• [GIVEN EXERCISE]
Search the material for the string "that" and copy each line where it occurs.

####################

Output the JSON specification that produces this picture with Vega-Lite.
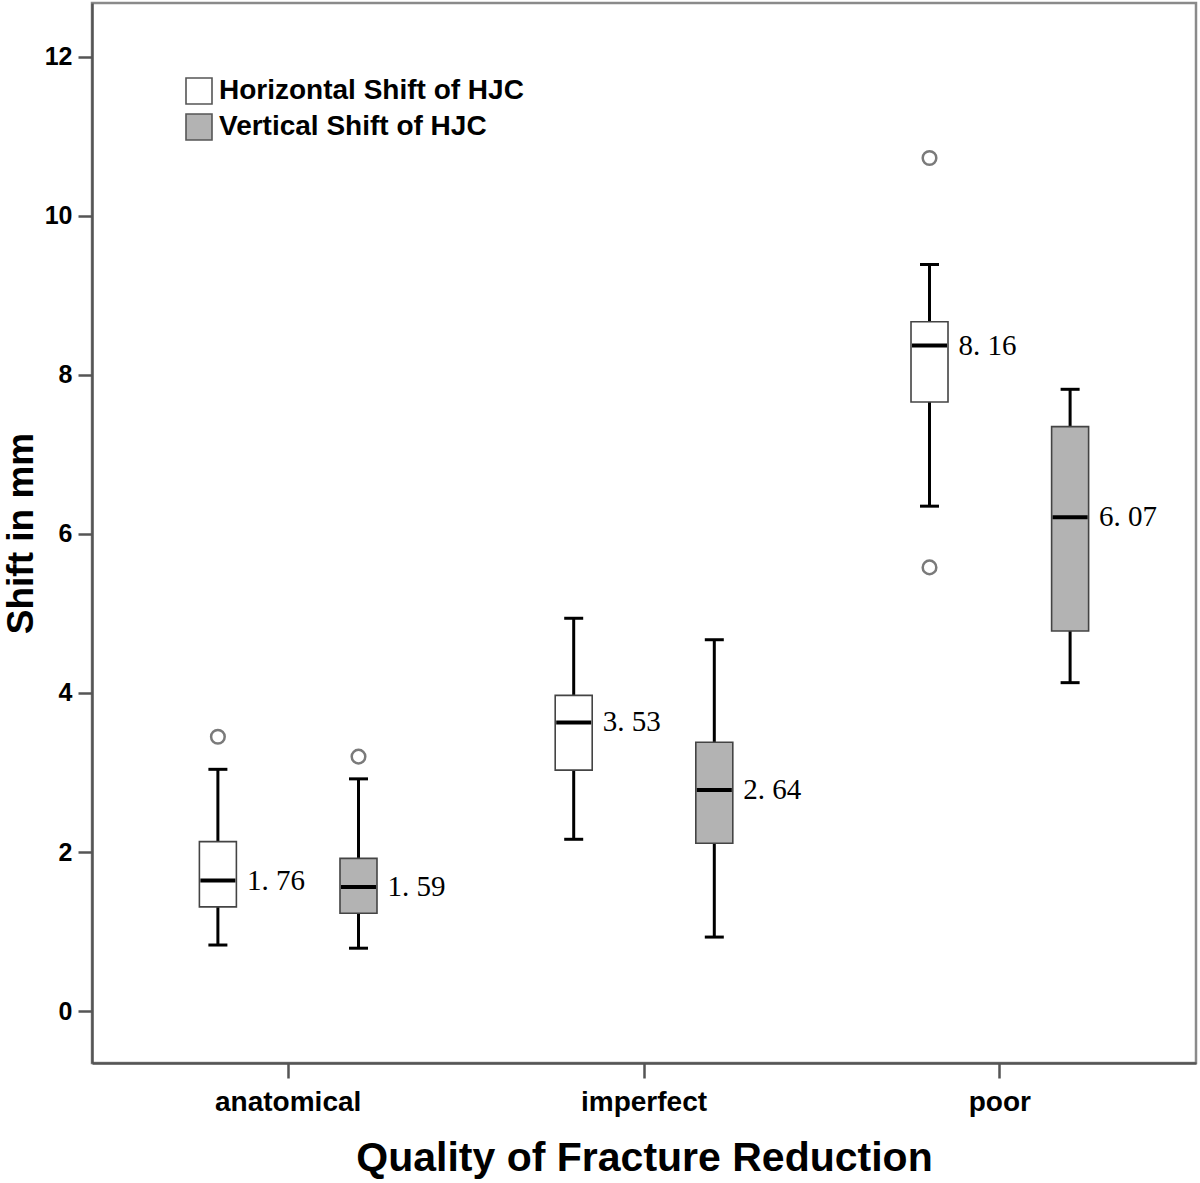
{
  "$schema": "https://vega.github.io/schema/vega-lite/v6.json",
  "autosize": "none",
  "width": 1104,
  "height": 1060,
  "padding": {"left": 92, "top": 3, "right": 4, "bottom": 120},
  "background": "white",
  "config": {
    "view": {"stroke": "#8a8a8a", "strokeWidth": 2.5},
    "font": "Liberation Sans"
  },
  "datasets": {
    "boxes": [
      {"quality": "anatomical", "shift": "Horizontal Shift of HJC", "lower": 0.83, "q1": 1.31, "median": 1.64, "q3": 2.13, "upper": 3.04, "mean": 1.76, "meanLabel": "1. 76"},
      {"quality": "anatomical", "shift": "Vertical Shift of HJC", "lower": 0.79, "q1": 1.23, "median": 1.56, "q3": 1.92, "upper": 2.92, "mean": 1.59, "meanLabel": "1. 59"},
      {"quality": "imperfect", "shift": "Horizontal Shift of HJC", "lower": 2.16, "q1": 3.03, "median": 3.63, "q3": 3.97, "upper": 4.94, "mean": 3.53, "meanLabel": "3. 53"},
      {"quality": "imperfect", "shift": "Vertical Shift of HJC", "lower": 0.93, "q1": 2.11, "median": 2.78, "q3": 3.38, "upper": 4.67, "mean": 2.64, "meanLabel": "2. 64"},
      {"quality": "poor", "shift": "Horizontal Shift of HJC", "lower": 6.35, "q1": 7.66, "median": 8.37, "q3": 8.67, "upper": 9.39, "mean": 8.16, "meanLabel": "8. 16"},
      {"quality": "poor", "shift": "Vertical Shift of HJC", "lower": 4.13, "q1": 4.78, "median": 6.21, "q3": 7.35, "upper": 7.82, "mean": 6.07, "meanLabel": "6. 07"}
    ],
    "outliers": [
      {"quality": "anatomical", "shift": "Horizontal Shift of HJC", "value": 3.45},
      {"quality": "anatomical", "shift": "Vertical Shift of HJC", "value": 3.2},
      {"quality": "poor", "shift": "Horizontal Shift of HJC", "value": 10.73},
      {"quality": "poor", "shift": "Horizontal Shift of HJC", "value": 5.58}
    ]
  },
  "encoding": {
    "x": {
      "field": "quality",
      "type": "nominal",
      "sort": ["anatomical", "imperfect", "poor"],
      "scale": {"type": "band", "paddingInner": 0, "paddingOuter": 0.0514},
      "axis": {
        "title": "Quality of Fracture Reduction",
        "labelAngle": 0,
        "labelFont": "Liberation Sans",
        "labelFontWeight": "bold",
        "labelFontSize": 28,
        "labelColor": "black",
        "labelPadding": 10,
        "tickSize": 15,
        "tickWidth": 2.5,
        "tickColor": "#555555",
        "domainColor": "#555555",
        "domainWidth": 2.5,
        "titleFont": "Liberation Sans",
        "titleFontWeight": "bold",
        "titleFontSize": 41,
        "titleColor": "black",
        "titlePadding": 22
      }
    },
    "xOffset": {
      "field": "shift",
      "type": "nominal",
      "scale": {"type": "band", "paddingInner": 0, "paddingOuter": 0.2653}
    }
  },
  "layer": [
    {
      "data": {"name": "boxes"},
      "mark": {"type": "rule", "color": "black", "strokeWidth": 3, "opacity": 1},
      "encoding": {
        "y": {
          "field": "lower",
          "type": "quantitative",
          "scale": {"domain": [-0.654, 12.679], "nice": false, "zero": false},
          "axis": {
            "title": "Shift in mm",
            "values": [0, 2, 4, 6, 8, 10, 12],
            "format": "d",
            "grid": false,
            "labelFont": "Liberation Sans",
            "labelFontWeight": "bold",
            "labelFontSize": 25,
            "labelColor": "black",
            "labelPadding": 6,
            "tickSize": 14,
            "tickWidth": 2.5,
            "tickColor": "#555555",
            "domainColor": "#555555",
            "domainWidth": 2.5,
            "titleFont": "Liberation Sans",
            "titleFontWeight": "bold",
            "titleFontSize": 37,
            "titleColor": "black",
            "titlePadding": 4
          }
        },
        "y2": {"field": "upper"}
      }
    },
    {
      "data": {"name": "boxes"},
      "mark": {"type": "tick", "color": "black", "size": 19, "thickness": 3, "opacity": 1},
      "encoding": {"y": {"field": "lower", "type": "quantitative"}}
    },
    {
      "data": {"name": "boxes"},
      "mark": {"type": "tick", "color": "black", "size": 19, "thickness": 3, "opacity": 1},
      "encoding": {"y": {"field": "upper", "type": "quantitative"}}
    },
    {
      "data": {"name": "boxes"},
      "mark": {"type": "bar", "width": 37, "stroke": "#444444", "strokeWidth": 1.6, "opacity": 1},
      "encoding": {
        "y": {"field": "q1", "type": "quantitative"},
        "y2": {"field": "q3"},
        "fill": {
          "field": "shift",
          "type": "nominal",
          "scale": {"domain": ["Horizontal Shift of HJC", "Vertical Shift of HJC"], "range": ["#ffffff", "#b3b3b3"]},
          "legend": {
            "title": null,
            "orient": "none",
            "legendX": 93,
            "legendY": 74,
            "padding": 0,
            "symbolType": "square",
            "symbolSize": 676,
            "symbolStrokeColor": "#555555",
            "symbolStrokeWidth": 1.6,
            "symbolOpacity": 1,
            "labelFont": "Liberation Sans",
            "labelFontWeight": "bold",
            "labelFontSize": 28,
            "labelColor": "black",
            "labelOffset": 6,
            "labelLimit": 600,
            "rowPadding": 2
          }
        }
      }
    },
    {
      "data": {"name": "boxes"},
      "mark": {"type": "tick", "color": "black", "size": 35, "thickness": 4, "opacity": 1},
      "encoding": {"y": {"field": "median", "type": "quantitative"}}
    },
    {
      "data": {"name": "outliers"},
      "mark": {"type": "point", "shape": "circle", "filled": false, "size": 185, "stroke": "#7a7a7a", "strokeWidth": 2.5, "opacity": 1},
      "encoding": {"y": {"field": "value", "type": "quantitative"}}
    },
    {
      "data": {"name": "boxes"},
      "mark": {"type": "text", "align": "left", "baseline": "middle", "dx": 29, "font": "Liberation Serif", "fontSize": 29, "color": "black"},
      "encoding": {
        "y": {"field": "median", "type": "quantitative"},
        "text": {"field": "meanLabel"}
      }
    }
  ]
}
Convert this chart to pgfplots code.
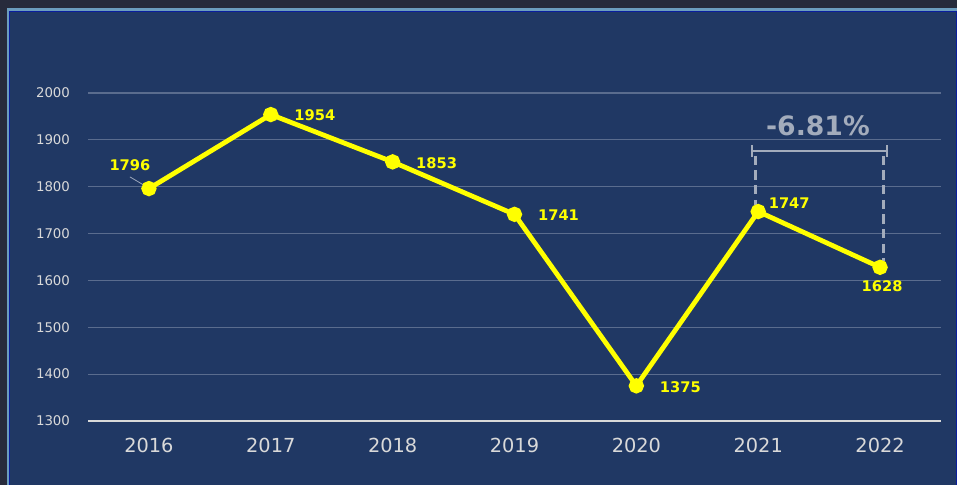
\documentclass[border=0pt]{standalone}
\usepackage{fontspec}
\setmainfont{DejaVu Sans}
\usepackage{pgfplots}
\pgfplotsset{compat=1.18}

\definecolor{navy}{HTML}{203864}
\definecolor{outerc}{HTML}{272B3C}
\definecolor{lightb}{HTML}{6C9DBE}
\definecolor{darkb}{HTML}{0A1E9E}
\definecolor{gridc}{HTML}{5A6C8E}
\definecolor{tickc}{HTML}{D9D9D9}
\definecolor{yel}{HTML}{FFFF00}
\definecolor{annc}{HTML}{A3ACBC}

\pgfplotstableread{
x y
0 1796
1 1954
2 1853
3 1741
4 1375
5 1747
6 1628
}\sales

\begin{document}
\begin{tikzpicture}[x=0.75pt,y=0.75pt]
\useasboundingbox (0,0) rectangle (957,485);
\fill[outerc] (0,0) rectangle (957,485);
\fill[lightb] (7,-5) rectangle (960,477);
\fill[darkb] (9,-5) rectangle (960,474);
\fill[navy] (10,-5) rectangle (956,473);

\begin{axis}[
 at={(66pt,48pt)},anchor=south west,
 scale only axis,width=639.75pt,height=246pt,
 xmin=-0.5,xmax=6.5,ymin=1300,ymax=2000,
 xtick={0,...,6},
 xticklabels={2016,2017,2018,2019,2020,2021,2022},
 ytick={1300,1400,...,2000},
 ymajorgrids,grid style={draw=gridc,line width=0.8pt},
 axis line style={draw=none},major tick length=0pt,
 tick label style={text=tickc},
 yticklabel style={font=\fontsize{10}{12}\selectfont,xshift=-10pt},
 xticklabel style={font=\fontsize{14.5}{17}\selectfont,yshift=-9pt},
 /pgf/number format/assume math mode=true,
 /pgf/number format/set thousands separator={},
 clip=false,
]
\draw[tickc,line width=0.9pt] (axis cs:-0.5,1300) -- (axis cs:6.5,1300);

% change bracket
\draw[annc,line width=2pt,dash pattern=on 7pt off 4pt] (axis cs:4.98,1866) -- (axis cs:4.98,1762);
\draw[annc,line width=2pt,dash pattern=on 7pt off 4pt] (axis cs:6.03,1866) -- (axis cs:6.03,1642);
\draw[annc,line width=2pt] (axis cs:4.95,1876) -- (axis cs:6.06,1876);
\draw[annc,line width=1.4pt] (axis cs:4.95,1864) -- (axis cs:4.95,1888);
\draw[annc,line width=1.4pt] (axis cs:6.06,1864) -- (axis cs:6.06,1888);
\node[annc,font=\fontsize{20}{23}\selectfont\bfseries] at (axis cs:5.49,1930) {-6.81\%};

% leader line for first label
\draw[gridc!60!white,line width=0.6pt] (axis cs:-0.156,1821) -- (axis cs:-0.02,1800);

\addplot[yel,line width=3.6pt,mark=*,mark size=3.9pt,
 mark options={solid,fill=yel,draw=none},
 point meta=explicit symbolic,
 nodes near coords,
 nodes near coords style={anchor=center,text=yel,
   font=\fontsize{11}{13}\selectfont\bfseries,
   xshift=33pt,yshift=-0.75pt},
 coordinate style/.condition={\coordindex==0}{xshift=-47.25pt,yshift=18pt},
 coordinate style/.condition={\coordindex==5}{xshift=-9.75pt,yshift=6.75pt},
 coordinate style/.condition={\coordindex==6}{xshift=-31.5pt,yshift=-13.5pt},
] table[x=x,y=y,meta=y] {\sales};
\end{axis}
\end{tikzpicture}
\end{document}
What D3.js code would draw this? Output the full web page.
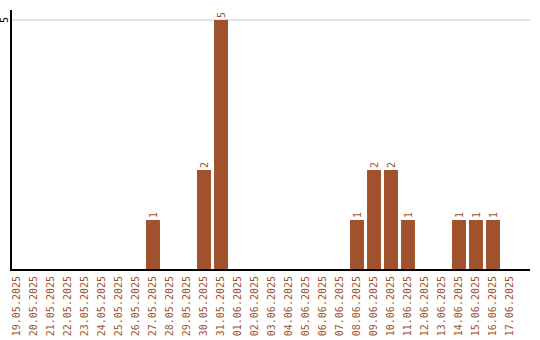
<!DOCTYPE html>
<html><head><meta charset="utf-8">
<script src="https://cdn.jsdelivr.net/npm/d3@7"></script>
<style>body{margin:0;background:#fff}svg{display:block}text{font-family:"DejaVu Sans Mono",monospace;font-size:10px}</style>
</head><body><svg id="c" width="540" height="340"></svg>
<script>
const dates=["19.05.2025","20.05.2025","21.05.2025","22.05.2025","23.05.2025","24.05.2025","25.05.2025","26.05.2025","27.05.2025","28.05.2025","29.05.2025","30.05.2025","31.05.2025","01.06.2025","02.06.2025","03.06.2025","04.06.2025","05.06.2025","06.06.2025","07.06.2025","08.06.2025","09.06.2025","10.06.2025","11.06.2025","12.06.2025","13.06.2025","14.06.2025","15.06.2025","16.06.2025","17.06.2025"];
const counts=[0,0,0,0,0,0,0,0,1,0,0,2,5,0,0,0,0,0,0,0,1,2,2,1,0,0,1,1,1,0];
const yTicks=[5];
const color="#A0522D";
(function(){
const svg=d3.select("#c");
const mLeft=11,mRight=530,mTop=10,mBottom=270;
const x=d3.scaleBand().domain(dates).range([8.5,518.5]).paddingInner(0.18).paddingOuter(0.09);
const y=d3.scaleLinear().domain([0,5.2]).range([mBottom,mTop]);
svg.append("g").selectAll("line").data(yTicks).join("line")
 .attr("x1",mLeft).attr("x2",mRight).attr("y1",d=>y(d)).attr("y2",d=>y(d))
 .attr("stroke","#c8c8c8").attr("stroke-width",1);
svg.append("g").selectAll("text").data(yTicks).join("text")
 .attr("transform",d=>`translate(8,${y(d)}) rotate(-90)`)
 .attr("text-anchor","middle").attr("fill","#000").text(d=>d);
const data=dates.map((d,i)=>({d,v:counts[i]}));
svg.append("g").selectAll("rect").data(data.filter(e=>e.v>0)).join("rect")
 .attr("x",e=>x(e.d)).attr("width",x.bandwidth())
 .attr("y",e=>y(e.v)).attr("height",e=>y(0)-y(e.v)).attr("fill",color);
svg.append("g").selectAll("text").data(data.filter(e=>e.v>0)).join("text")
 .attr("transform",e=>`translate(${x(e.d)+x.bandwidth()/2+3.5},${y(e.v)-2}) rotate(-90)`)
 .attr("text-anchor","start").attr("fill",color).text(e=>e.v);
svg.append("g").selectAll("text").data(dates).join("text")
 .attr("transform",d=>`translate(${x(d)+x.bandwidth()/2+3},276) rotate(-90)`)
 .attr("text-anchor","end").attr("fill",color).text(d=>d);
svg.append("line").attr("x1",mLeft).attr("x2",mLeft).attr("y1",mTop).attr("y2",mBottom+1).attr("stroke","#000").attr("stroke-width",2);
svg.append("line").attr("x1",mLeft-1).attr("x2",mRight).attr("y1",mBottom).attr("y2",mBottom).attr("stroke","#000").attr("stroke-width",2);
})();
</script></body></html>
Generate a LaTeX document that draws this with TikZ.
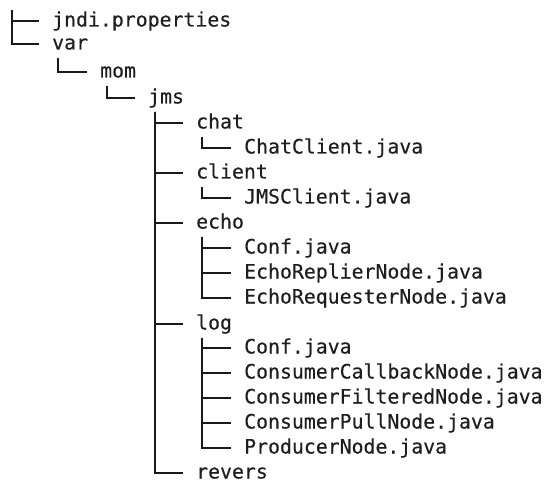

####################

• [RESPONSE TO THIS EXERCISE]
Output the JSON specification that produces this picture with Vega-Lite.
Generate a LaTeX document that draws this with TikZ.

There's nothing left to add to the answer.